Mourners Friday at a Russian orthodox church wept as they laid to rest two teenagers killed in a shelling attack near the airport in Donetsk Wednesday. The teens are two of more than 4,000 who have been killed in what is looking like proxy war between Russian President Vladimir Putin and Ukraine's government.
After annexing Crimea, Russian-backed separatists have been battling Ukrainian government forces for months in the eastern part of the country, with heavy support from Moscow.
While there have been some sanctions against Russia as a result of its aggressive moves in Ukraine – coupled with the shooting down of a passenger plane by the rebels – critics say the consequences have been insufficient.
And now Ukrainian officials say Russian tanks are again rolling across the border between the two countries.
"The movement of military equipment consisting of 32 tanks, 16 D30 Howitzer artillery systems, and 30 Kamaz trucks carrying ammunition and fighters was reported," Ukrainian defense and security council spokesman Andriy Lysenko said.
The heavy equipment came through the volatile Luhansk region, Ukrainian officials said.
In Moscow the Kremlin called the reports unfounded and "provocative."

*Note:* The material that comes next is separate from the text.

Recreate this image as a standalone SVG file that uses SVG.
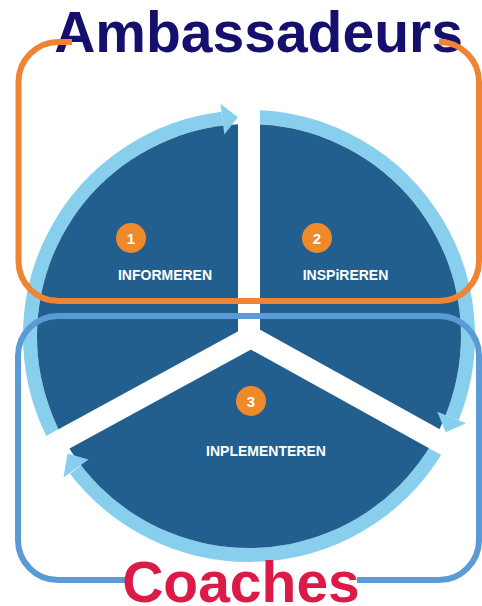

But watchers of the region say this fits a pattern of Putin throwing his weight around with impunity, knowing no country outside of Ukraine is willing to sacrifice one soldier to stop him.
"President Putin is calculating in the long run he can get away with this, and that he can get away with doubling down, and continue to take more territory in Ukraine," said The Atlantic Council's Damon Wilson.
NATO Secretary General Jens Stolten said earlier this week they were aware of a build up of Putin's troops on the border.
"Russia continues to support the separatists by training them, by providing equipment and supporting them, also by having special forces, Russian special forces inside the eastern parts of Ukraine," Stolten said.
The apparent uptick in military action comes just one week after rebel elections in Donetsk, where only pro-Russian separatists were on the ballot, and one week before the G20 is set to meet in Australia.
"We aren't there yet on the right kind of strategy, the Western strategy, that's ultimately going to deter Putin. We've got to find the right approach that deters him, that stops him from further aggression. While sanctions are an important element, it's clearly not sufficient," said Wilson.
If Russia has indeed sent more troops and equipment into Ukraine, will the international community respond?